Для нашей школы серьезнейшая проблема — это проблема воспитания. Сравнительно просто передать тем 40 мальчишкам и девчонкам, которые сидят у тебя в классе, некую сумму знаний. Для этого необязательно, чтобы они были твоими друзьями. Для этого необязательно их любить и не нужно в каждом из них видеть субъекта, уникальное существо, неповторимую личность. А вот для того, чтобы воспитывать, нужно к каждому из них обращаться, как к субъекту, с каждым наладить душевную связь. Только тогда начинается воспитание.

Отсюда — выход к пониманию глубочайшей специфики искусства.

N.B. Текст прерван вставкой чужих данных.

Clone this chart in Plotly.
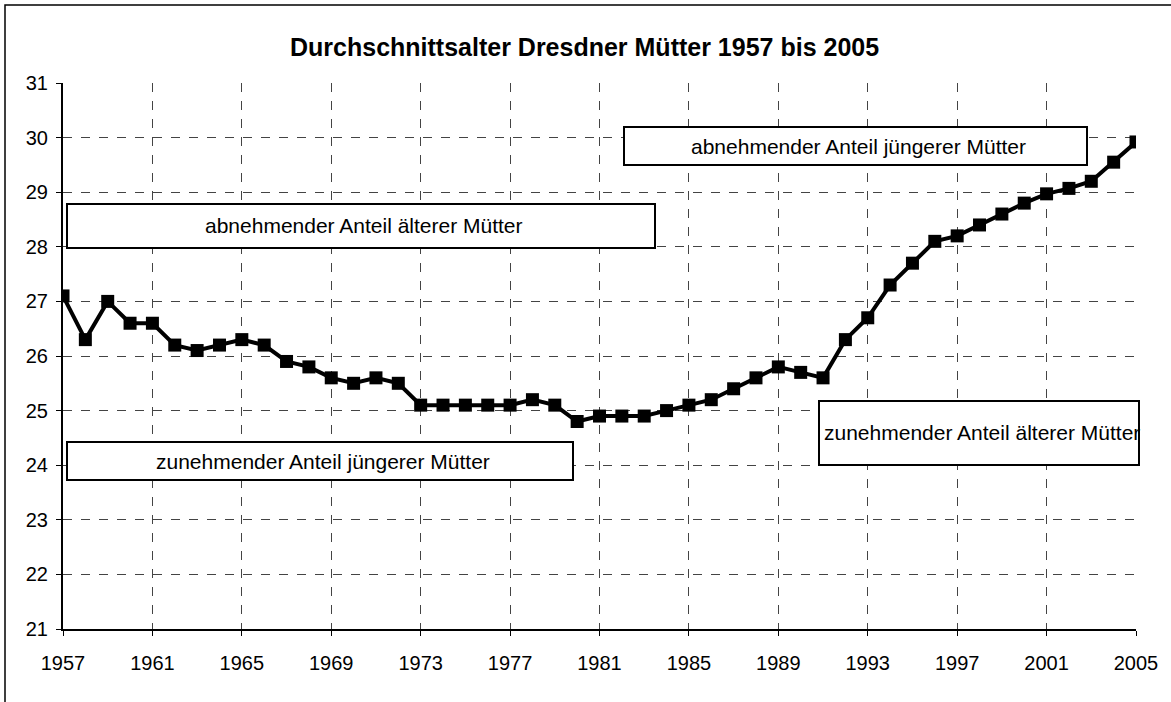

До тех пор, пока мы понимаем искусство как простое средство передачи информации, передачи знаний, каких угодно — о природе, обществе, человеке, мы не можем понять действительного могущества искусства и не можем использовать это могущество. То же происходит, когда искусство хотят поставить в один ряд со средствами научения, ибо само искусство научить ничему не может.

Сила искусства в том, что оно входит в сферу общения людей, дополняя в ней реальное общение реальных индивидуумов. Сфера реального общения, при всей его действенности, ограничена у каждого человека эмпирически, а сфера художественного общения безгранична; поэтому, когда мы используем искусство в этом его прямом назначении, то величайшие ценности культуры, которые им накоплены, становятся ценностями каждого, становятся его страстью, его жизненным пафосом, его позицией. Вот что такое искусство и вот каким оно должно быть в школе, потому что школьный возраст — это именно то время, когда формируются ценности.

  • [1] Каган М. С. «Человеческая деятельность». — М., 1974.